MacDailyNews Take: Sony has the ability to hit Apple here. Think the same Sony songs will be $1.25 on Sony Connect? Too bad for Sony the cheaper songs will be in the unwanted 8-TRACK, er, ATRAC3 format. Again, iPod is the key – the more Apple sells, the stronger Apple’s position will be on all fronts of the digital music war.


  1. Here we go. At least when they debut Europe iTMS at 99p a song, the disparity with US pricing won’t be as great.

    Are Wal-Mart being forced up too I wonder? Probably not. The record companies are trying to even the balance between WMA and AAC so they can play each off against the other and get the best deal.

  2. I suppose the music companies could be more out of touch…

    What am I saying? No, they couldn’t.

    People are willing to pay for just the music. No physical CD, no warehouseing, no shipping. Prices should be dropping. But no, the labels have to jack up prices until something breaks.

    Apple – Monopolists to the left, Monopolists to the right, stuck in the middle with us.

  3. Am I missing someting? Isn’t it the record companies that set the price of the tracks? Why does the head line make it seem like its Apple’s doing?

  4. The Post has been known to sensationalize stories. Not unlike some websites we know they have also been known to stretch the truth or actually report rumors as fact. Where have we seen that before?

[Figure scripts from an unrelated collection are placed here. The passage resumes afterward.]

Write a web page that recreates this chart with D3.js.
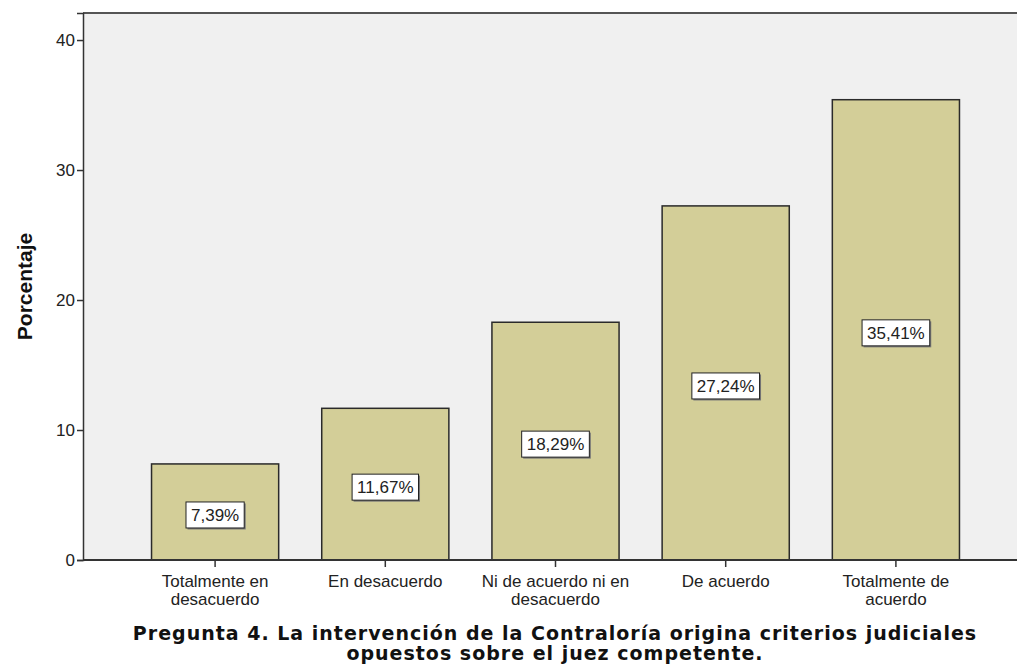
<!DOCTYPE html>
<html lang="es">
<head>
<meta charset="utf-8">
<title>Pregunta 4</title>
<script src="https://cdn.jsdelivr.net/npm/d3@7"></script>
<style>
  body { margin: 0; background: #fff; }
  .tick text { font-family: "Liberation Sans", Arial, sans-serif; font-size: 17px; fill: #222; }
</style>
</head>
<body>
<div id="chart"></div>
<script>
// datos
var categorias = [["Totalmente en", "desacuerdo"], ["En desacuerdo"], ["Ni de acuerdo ni en", "desacuerdo"], ["De acuerdo"], ["Totalmente de", "acuerdo"]];
var porcentajes = [7.39, 11.67, 18.29, 27.24, 35.41];
var etiquetas = ["7,39%", "11,67%", "18,29%", "27,24%", "35,41%"];
var yTicks = [0, 10, 20, 30, 40];
var titulo = ["Pregunta 4. La intervención de la Contraloría origina criterios judiciales", "opuestos sobre el juez competente."];

var width = 1017, height = 667;
var mLeft = 83, mRight = 1017, mTop = 13, mBottom = 560;

var svg = d3.select("#chart").append("svg")
    .attr("width", width)
    .attr("height", height);

var x = d3.scaleBand()
    .domain(d3.range(porcentajes.length))
    .range([130, 981])
    .paddingInner(0.253)
    .paddingOuter(0.1265);

var y = d3.scaleLinear()
    .domain([0, 42.08])
    .range([mBottom, mTop]);

// fondo del area
svg.append("rect")
    .attr("x", mLeft).attr("y", mTop)
    .attr("width", mRight - mLeft).attr("height", mBottom - mTop)
    .attr("fill", "#f0f0f0");

svg.append("line")
    .attr("x1", mLeft).attr("x2", mRight)
    .attr("y1", mTop).attr("y2", mTop)
    .attr("stroke", "#555").attr("stroke-width", 2);

// barras
svg.append("g").selectAll("rect")
    .data(porcentajes)
  .enter().append("rect")
    .attr("x", function(d, i) { return x(i); })
    .attr("y", function(d) { return y(d); })
    .attr("width", x.bandwidth())
    .attr("height", function(d) { return y(0) - y(d); })
    .attr("fill", "#d3ce98")
    .attr("stroke", "#2a2a2a")
    .attr("stroke-width", 1.5);

// eje y
var gy = svg.append("g")
    .attr("transform", "translate(" + mLeft + ",0)")
    .call(d3.axisLeft(y).tickValues(yTicks).tickSize(6).tickPadding(2));
gy.select(".domain").attr("stroke", "#333").attr("stroke-width", 1.5);
gy.selectAll(".tick line").attr("stroke", "#333").attr("stroke-width", 1.5);

// eje x
var gx = svg.append("g")
    .attr("transform", "translate(0," + mBottom + ")")
    .call(d3.axisBottom(x).tickSize(7).tickFormat(""));
gx.select(".domain").remove();
gx.selectAll(".tick line").attr("stroke", "#333").attr("stroke-width", 1.5);

svg.append("line")
    .attr("x1", mLeft).attr("x2", mRight)
    .attr("y1", mBottom).attr("y2", mBottom)
    .attr("stroke", "#333").attr("stroke-width", 2);

gx.selectAll(".tick").each(function(d) {
  var t = d3.select(this).append("text")
      .attr("text-anchor", "middle")
      .attr("y", 27)
      .style("font-family", "'Liberation Sans', Arial, sans-serif")
      .style("font-size", "17px")
      .attr("fill", "#222");
  categorias[d].forEach(function(line, k) {
    t.append("tspan").attr("x", 0).attr("dy", k ? 17.5 : 0).text(line);
  });
});

// etiquetas de porcentaje
var lab = svg.append("g").selectAll("g")
    .data(porcentajes)
  .enter().append("g")
    .attr("transform", function(d, i) {
      return "translate(" + (x(i) + x.bandwidth() / 2) + "," + ((y(d) + y(0)) / 2 + 3) + ")";
    });

lab.append("rect").attr("class", "sombra");
lab.append("rect").attr("class", "caja");
lab.append("text")
    .attr("text-anchor", "middle")
    .attr("dy", "0.35em")
    .style("font-family", "'Liberation Sans', Arial, sans-serif")
    .style("font-size", "17px")
    .attr("fill", "#222")
    .text(function(d, i) { return etiquetas[i]; });

lab.each(function() {
  var g = d3.select(this);
  var w = g.select("text").node().getComputedTextLength() + 10;
  g.select(".sombra")
      .attr("x", -w / 2 + 1.5).attr("y", -13 + 1.5)
      .attr("width", w).attr("height", 26)
      .attr("fill", "#777");
  g.select(".caja")
      .attr("x", -w / 2).attr("y", -13)
      .attr("width", w).attr("height", 26)
      .attr("fill", "#fff")
      .attr("stroke", "#222").attr("stroke-width", 1);
});

// titulo eje y
svg.append("text")
    .attr("transform", "translate(32," + ((mTop + mBottom) / 2) + ") rotate(-90)")
    .attr("text-anchor", "middle")
    .style("font-family", "'Liberation Sans', Arial, sans-serif")
    .style("font-size", "21px")
    .style("font-weight", "bold")
    .attr("fill", "#111")
    .text("Porcentaje");

// titulo
var tt = svg.append("text")
    .attr("text-anchor", "middle")
    .attr("x", 555)
    .attr("y", 640)
    .style("font-family", "'DejaVu Sans', Verdana, sans-serif")
    .style("font-size", "19px")
    .style("font-weight", "bold")
    .style("letter-spacing", "1px")
    .attr("fill", "#111");
titulo.forEach(function(line, k) {
  tt.append("tspan").attr("x", 555).attr("dy", k ? 20 : 0).text(line);
});
</script>
</body>
</html>
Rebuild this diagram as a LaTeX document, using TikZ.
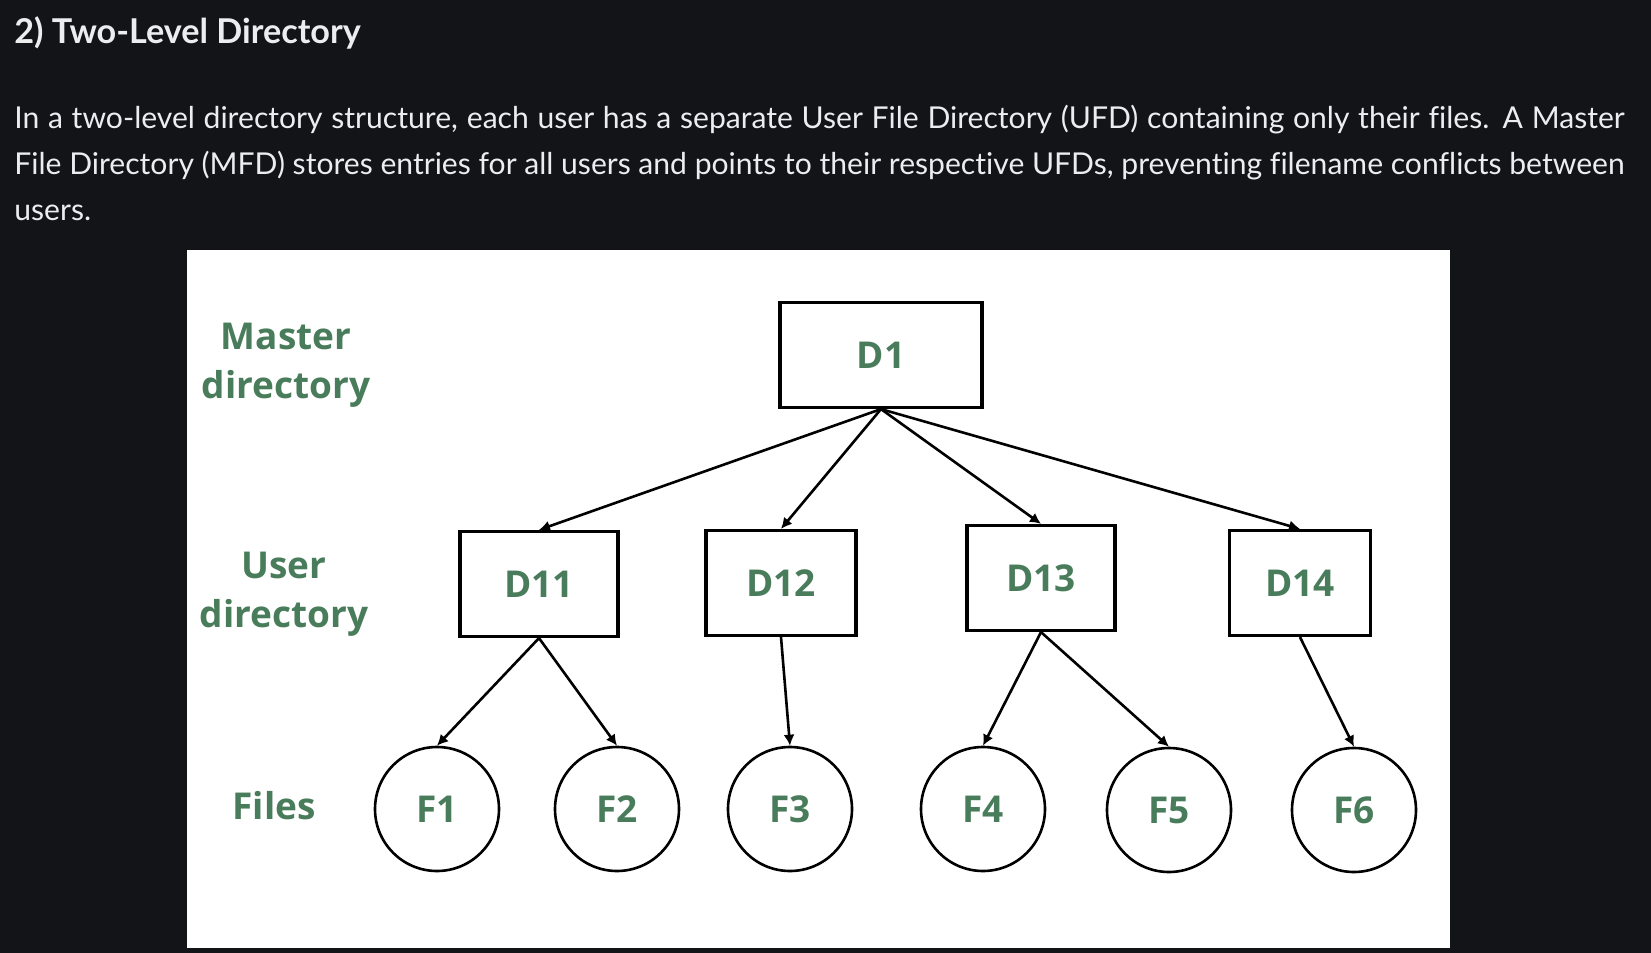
\documentclass[tikz,border=0pt]{standalone}
\usepackage{xcolor}
\usepackage{fontspec}
\setmainfont{Lato}[Ligatures=NoCommon]
\newfontfamily\diagfont{Open Sans}
\usepackage{tikz}
\usetikzlibrary{arrows.meta, positioning}
\definecolor{pagebg}{RGB}{19,20,23}
\definecolor{headtext}{RGB}{236,237,238}
\definecolor{labelgreen}{RGB}{72,124,90}
\tikzstyle{dirbox} = [rectangle, draw, line width=1.6pt, minimum height=52.5pt,
    text=labelgreen, font=\diagfont\bfseries\fontsize{18.5}{22}\selectfont]
\tikzstyle{filenode} = [circle, draw, line width=1.3pt, minimum size=62pt,
    text=labelgreen, font=\diagfont\bfseries\fontsize{18.5}{22}\selectfont]
\tikzstyle{level} = [align=center, text=labelgreen,
    font=\diagfont\bfseries\fontsize{18.5}{24.5}\selectfont]
\tikzstyle{line} = [draw, line width=1.3pt, -{Latex[length=5.5pt,width=5.5pt]}]
\begin{document}
\begin{tikzpicture}[x=0.5pt, y=-0.5pt]
      \useasboundingbox (0,0) rectangle (1651,953);
      \fill [pagebg] (0,0) rectangle (1651,953);
      % Heading and text
      \node [anchor=base west, inner sep=0pt, text=headtext, font=\bfseries\fontsize{17.1}{20}\selectfont] (title) at (14,43) {2) Two-Level Directory};
      \node [anchor=base west, inner sep=0pt, text width=805pt, align=justify, text=headtext, font=\fontsize{15.05}{23}\selectfont] (intro) at (14,128) {In a two-level directory structure, each user has a separate User File Directory (UFD) containing only their files. A Master\linebreak File Directory (MFD) stores entries for all users and points to their respective UFDs, preventing filename conflicts between\linebreak users.};
      % Panel
      \fill [white] (187,250) rectangle (1450,948);
      % Levels
      \node [level, anchor=base] (master-label) at (286,398) {Master\\directory};
      \node [level, anchor=base] (user-label) at (284,627) {User\\directory};
      \node [level, anchor=base] (files-label) at (274,819) {Files};
      % Directories
      \node [dirbox, minimum width=101pt] (d1) at (881,355) {D1};
      \node [dirbox, minimum width=79pt] (d11) at (539,584) {D11};
      \node [dirbox, minimum width=75pt] (d12) at (781,583) {D12};
      \node [dirbox, minimum width=74pt] (d13) at (1041,578) {D13};
      \node [dirbox, minimum width=70.5pt] (d14) at (1300,583) {D14};
      % Files
      \node [filenode] (f1) at (437,809) {F1};
      \node [filenode] (f2) at (617,809) {F2};
      \node [filenode] (f3) at (790,809) {F3};
      \node [filenode] (f4) at (983,809) {F4};
      \node [filenode] (f5) at (1169,810) {F5};
      \node [filenode] (f6) at (1354,810) {F6};
      % Draw edges
      \path [line] (d1.south) -- (d11.north);
      \path [line] (d1.south) -- (d12.north);
      \path [line] (d1.south) -- (d13.north);
      \path [line] (d1.south) -- (d14.north);
      \path [line] (d11.south) -- (f1.north);
      \path [line] (d11.south) -- (f2.north);
      \path [line] (d12.south) -- (f3.north);
      \path [line] (d13.south) -- (f4.north);
      \path [line] (d13.south) -- (f5.north);
      \path [line] (d14.south) -- (f6.north);
    \end{tikzpicture}
\end{document}
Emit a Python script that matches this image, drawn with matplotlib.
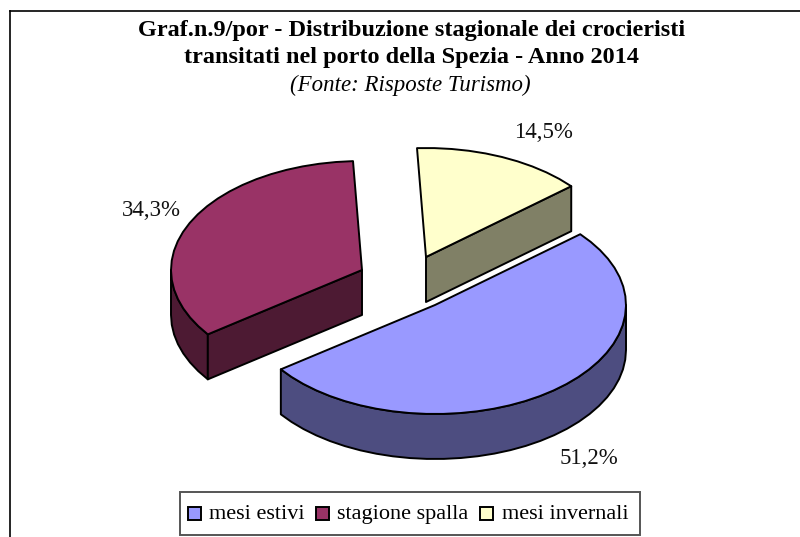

Lets wait and see on this whopper.

  5. For example, “Fly or Die,” the latest album from rock-rap act N.E.R.D., is currently selling for $16.99 on iTunes,” Arango reports


    I just bought Fly or Die and it was $13.99, NOT $16.99. And I’ve been eying it since it was released. I never saw it listed for $16.99.

    $1.25 per song? Highly doubtful. But this is the NY Post here. I wouldn’t even consider using that rag to wipe my ass.

  6. why the hell is it only being raised on the most popular music store… damn.. could it be they want leverage..by shooting their own feet..

    cut off the nose to spite the face as it were?

  7. The greed of the music label executives and the RIAA never cease to amaze me. There’s absolutely no legitimate reasons for jacking the prices up, other than the desire to increase their revenue that little bit more with each song sale. As scopi pointed out, there are no overhead costs for the record companies with this model. It could have something to do with playing M$ and Apple off of one another in the end, as Dave H suggests, but the last I had heard, the record labels were even more leary of M$ by their reputation than they were of Apple. What’s that about big sharks fearing even bigger sharks? ” width=”19″ height=”19″ alt=”wink” style=”border:0;” /> At any rate, the record labels should really be investigated for anti-trust violations if they’re collaborating on price fixing, which this story doesn’t say outright but does seem to suggest. If they do jack the price up to $1.25 on some or all of their songs, I’ll go right back to the file sharing networks and other places that one can easily get whatever MP3’s they’re really looking for. Yes, the record companies will break the model they participated in making so successful to begin with if they do this. Which may be what they want with this crack dealer approach to music sales. Feh!

    Bizarro Jeff

  8. More on Fly or Die…..

    All the songs on that album can be bought for 99 cents each – except two. Those two tracks can not be bought individually, they’re only available with the $13.99 album. That’s why I bought the album. I really wanted the two extended tracks Wonderful Place and Chariot of Fire. If you don’t want those two tracks, the remaining 10 songs all combined will cost you……… that’s right, $9.99.

  9. Back in the old days, the 50’s and 60’s, individual 45 rpm records cost 99 cents each. You have an A and a B side (two songs) for that price. With inflation 99 cents is not bad. I only download songs that I like, not entire albums. Most albums contain too many songs that are not very good; only a couple of good ones per album. Album only sales on itms would be bad!

  10. It’s record companies that set the price, kinda. Apple pretty much forced a one-year contract on the Big 5, that they weren’t too pleased with, but they figured Apple would fail were they had failed. Apple’s contract contained a lot that the Big 5 didn’t like, include setting pricing per single at .99, setting base record cost at $9.99, refusing to all album only sales, refusing special promotions initiated by record labels (Apple does do artist based special promos, like the free songs, exclusives, and highlights, but this is more Apple driven, then label driven), refusing to have different levels of DRM per album, label, or artist, etc.

    You only have to take a look at BuyMusic, to see what record labels really wanted (singles were priced between .79-$1.79), DRM was per album, per single, record labels had promotional rights, etc.

    I can imagine that Apple had a hell of a hard time re-negotiating this contract, but I’d also bet that we’ve seen the scope of changes in the contract, at the iTunes Music Store anniversity. The contracts were only for a year, and would have been signed weeks before iTMS debut, but even with a specified start date, say the iTMS debut, the contracts would have expired on the anniversity and new contracts are in place now.

    Besides, this article is from the New York Post, aren’t they the as close to the Examiner as you can get for a daily paper?? A slew of articles have already discussed the fact that record labels want to raise prices on popular singles, and their rumblings about their inabilities to do so. Here’s hoping that Steve stuck to his guns about pricing.

  11. OK, am I the only one annoyed by the flashing marijuana ad? I detest these flashing ads and I don’t see how this content is appropriate here. On top of that, the ad has nothing to do with marijuana, it’s just to get attention.